Kwaliteitsbeheersing moet gelden voor alle werkzaamheden
Op 19 maart 2008 houdt het NIVRA een hoorzitting over de vereenvoudiging van de regelgeving. Alle partijen die eerder input hebben gegeven worden daarbij uitgenodigd. Ook ik werd vereerd met een e-mail. Ik ben op 19 maart helaas verhinderd maar wil toch wat inbrengen.
In Accountancynieuws van 22 februari 2008 las ik dat het NOvAA-bestuur de belangrijkste suggestie van de commissie Verdiesen, de introductie van het begrip 'derdenbelang', zojuist heeft afgeschoten. Dit omdat het hanteren van twee kwaliteitsregimes voor de samenstellingsverklaring aan het maatschappelijk verkeer niet is uit te leggen. Bravo! Daar hoeven we het neem ik aan dus niet meer over te hebben.
Tegelijk pleit het NOvAA-bestuur ervoor om te komen tot een duidelijke afbakening tussen soorten opdrachten en de daarbij behorende werkzaamheden. Daarbij geeft men aan de toepassing van COS 4410 (samenstelling jaarrekeningen) te willen beperken tot de jaarrekening (dus niet bijvoorbeeld tussentijdse cijfers of een belastingaangifte). En inderdaad dient men de differentiatie van vereiste werkzaamheden naar soort opdrachten op te hangen aan de COS. Niets dan lof voor het NOvAA-bestuur dus.

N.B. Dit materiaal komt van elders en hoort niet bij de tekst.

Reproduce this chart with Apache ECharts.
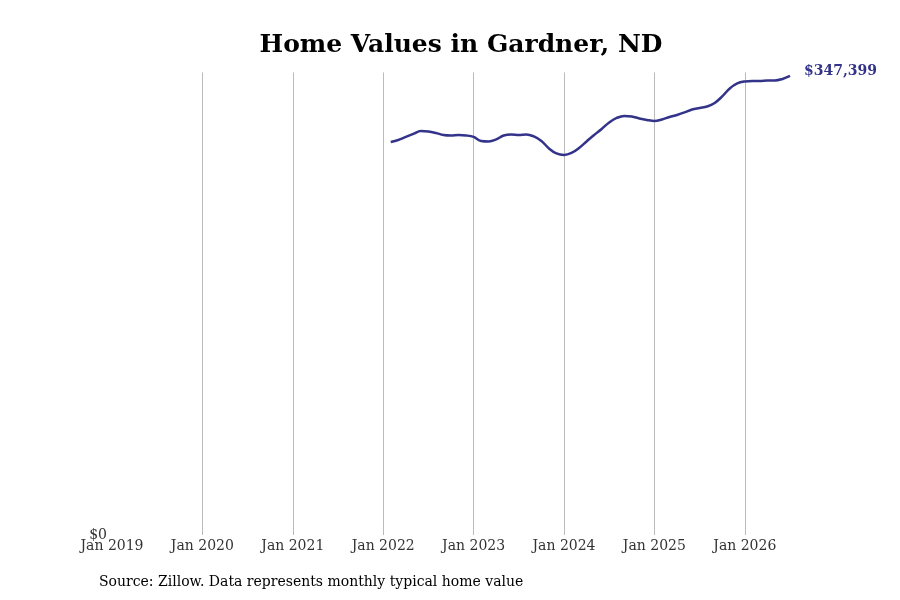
<!DOCTYPE html>
<html>
<head>
<meta charset="utf-8">
<script src="https://cdn.jsdelivr.net/npm/echarts@6/dist/echarts.min.js"></script>
<style>html,body{margin:0;padding:0;background:#fff;}#c{width:900px;height:600px;}</style>
</head>
<body>
<div id="c"></div>
<script>
const monthNames = ['Jan','Feb','Mar','Apr','May','Jun','Jul','Aug','Sep','Oct','Nov','Dec'];
const years = [2019, 2020, 2021, 2022, 2023, 2024, 2025, 2026];
const lastMonthIndex2026 = 6; // Jul 2026
const firstDataLabel = 'Feb 2022';
// Monthly typical home value, Feb 2022 .. Jul 2026
const homeValues = [
  297446, 298960, 301230, 303501, 305771, 305393, 304258, 302744, 302366, 302744, 302366,
  301230, 298203, 297824, 299338, 302366, 303122, 302744, 303122, 301609, 298203, 292526, 288742,
  287607, 289121, 292905, 297824, 302744, 307285, 312205, 315611, 317124, 316746, 315232, 314097,
  313340, 314475, 316368, 317881, 319773, 322044, 323179, 324315, 326964, 331883, 337938, 341722,
  343236, 343614, 343614, 343993, 343993, 345128, 347399
];
const yTickLabels = ['$0'];

const categories = [];
years.forEach(y => {
  monthNames.forEach((m, i) => {
    if (y < 2026 || i <= lastMonthIndex2026) categories.push(m + ' ' + y);
  });
});
const startIdx = categories.indexOf(firstDataLabel);
const seriesData = categories.map((c, i) => (i >= startIdx && i - startIdx < homeValues.length) ? homeValues[i - startIdx] : null);

const FONT = 'DejaVu Serif';
const LINE = '#33338a';
const chart = echarts.init(document.getElementById('c'));
chart.setOption({
  animation: false,
  backgroundColor: '#ffffff',
  title: {
    text: 'Home Values in Gardner, ND',
    left: 456,
    top: 28,
    textAlign: 'center',
    textStyle: { fontFamily: FONT, fontWeight: 'bold', fontSize: 25, color: '#000' }
  },
  graphic: [{
    type: 'text',
    left: 99,
    top: 575,
    style: { text: 'Source: Zillow. Data represents monthly typical home value', fontFamily: FONT, fontSize: 14, fill: '#000' }
  }],
  grid: { left: 112, right: 110, top: 72.5, bottom: 65, containLabel: false },
  xAxis: {
    type: 'category',
    data: categories,
    boundaryGap: false,
    axisLine: { show: false },
    axisTick: { show: false },
    axisLabel: { interval: 11, fontFamily: FONT, fontSize: 14, color: '#333', margin: 4 },
    splitLine: { show: true, interval: 11, showMinLine: false, lineStyle: { color: '#bbbbbb', width: 1 } }
  },
  yAxis: {
    type: 'value',
    min: 0,
    max: 350000,
    interval: 350000,
    axisLine: { show: false },
    axisTick: { show: false },
    splitLine: { show: false },
    axisLabel: {
      fontFamily: FONT, fontSize: 14, color: '#333', margin: 5,
      verticalAlign: 'middle',
      formatter: v => v === 0 ? yTickLabels[0] : ''
    }
  },
  series: [{
    type: 'line',
    data: seriesData,
    smooth: 0.4,
    showSymbol: false,
    connectNulls: false,
    lineStyle: { color: LINE, width: 2.5 },
    itemStyle: { color: LINE },
    endLabel: {
      show: true,
      distance: 14,
      offset: [0, -5],
      fontFamily: FONT,
      fontWeight: 'bold',
      fontSize: 14,
      color: LINE,
      formatter: p => '$' + Number(p.value).toLocaleString('en-US')
    }
  }]
});
</script>
</body>
</html>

Waar gaan we op 19 maart 2008 dan nog over praten? Nou, misschien valt er toch nog iets te vereenvoudigen. Daarbij moeten we de volgende invalshoeken in ieder geval meenemen:
- De internationale context: Nederland is geen eiland, zelfs niet voor het midden- en kleinbedrijf. We zijn gehouden ons te conformeren aan IFAC en dus aan RKB 1. Dat niet doen, zou kortzichtig zijn want de internationale harmonisatie van regelgeving staat niet stil. Welnu, RKB 1 eist een stelsel van kwaliteitsbeheersing voor alle kantoren, ongeacht het soort werkzaamheden, maar wel aangepast aan de omvang en bedrijfskenmerken van het kantoor.
- Het maatschappelijk verkeer: Tegen de achtergrond van de bekende schandalen heeft de reputatie van de accountant in het maatschappelijk verkeer een forse deuk opgelopen. Herstel van vertrouwen is noodzakelijk en dat betekent dat voor iedereen zichtbaar aan kwaliteit moet worden gewerkt. Ieder accountantskantoor dient daarom een stelsel van kwaliteitsbeheersing te hebben dat van toepassing is voor al haar werkzaamheden. Accountant = kwaliteit.
Vanuit deze uitgangspunten zie ik geen reden om verschillende sets kantoorvoorschriften per soort opdrachten te onderscheiden, laat staan dat we het aantal sets nog zouden willen uitbreiden. Er is geen noodzaak voor een Verordening Accountantsorganisaties naast een NVAK (Nadere Voorschriften voor Accountantskantoren) voor Assurance-opdrachten. En we hebben niet de minste behoefte aan nog een NVAK voor non-assurance-opdrachten erbij, zoals de redactiecommissie voorstelde.
Integendeel, we willen toe naar één set kantoorvoorschriften voor alle accountantskantoren, gedifferentieerd naar de omvang en bedrijfskenmerken van het kantoor en aangevuld met specifieke wettelijke bepalingen voor Wta-vergunninghouders. Zodoende beschikken alle accountantskantoren over kwaliteitsborging op hetzelfde niveau en weet het maatschappelijk verkeer waar het aan toe is.
Daarom is er alle aanleiding om aan de huidige (systematiek van de) regelgeving in verordeningen en nadere voorschriften opnieuw aandacht te besteden: want die zijn veel te uitgebreid, vol doublures en zelfs hier en daar inconsistent. Deze complexiteit wordt echter deels veroorzaakt door de daaraan ten grondslag liggende wetgeving, te weten de WRA/WAA en de Wta. Ons probleem is dus niet goed oplosbaar zonder wetswijzigingen. Wij moeten bij de politiek te rade.
O ja, is het u opgevallen dat onze collega's van de administratiekantoren, getuige de bekendmaking op www.noab.nl, nu ook een kwaliteitshandboek hebben dat on line beschikbaar is? Wie sprak daar over het loslaten van de eis van een expliciet stelsel van kwaliteitsbeheersing voor zuivere non-assurance kantoren?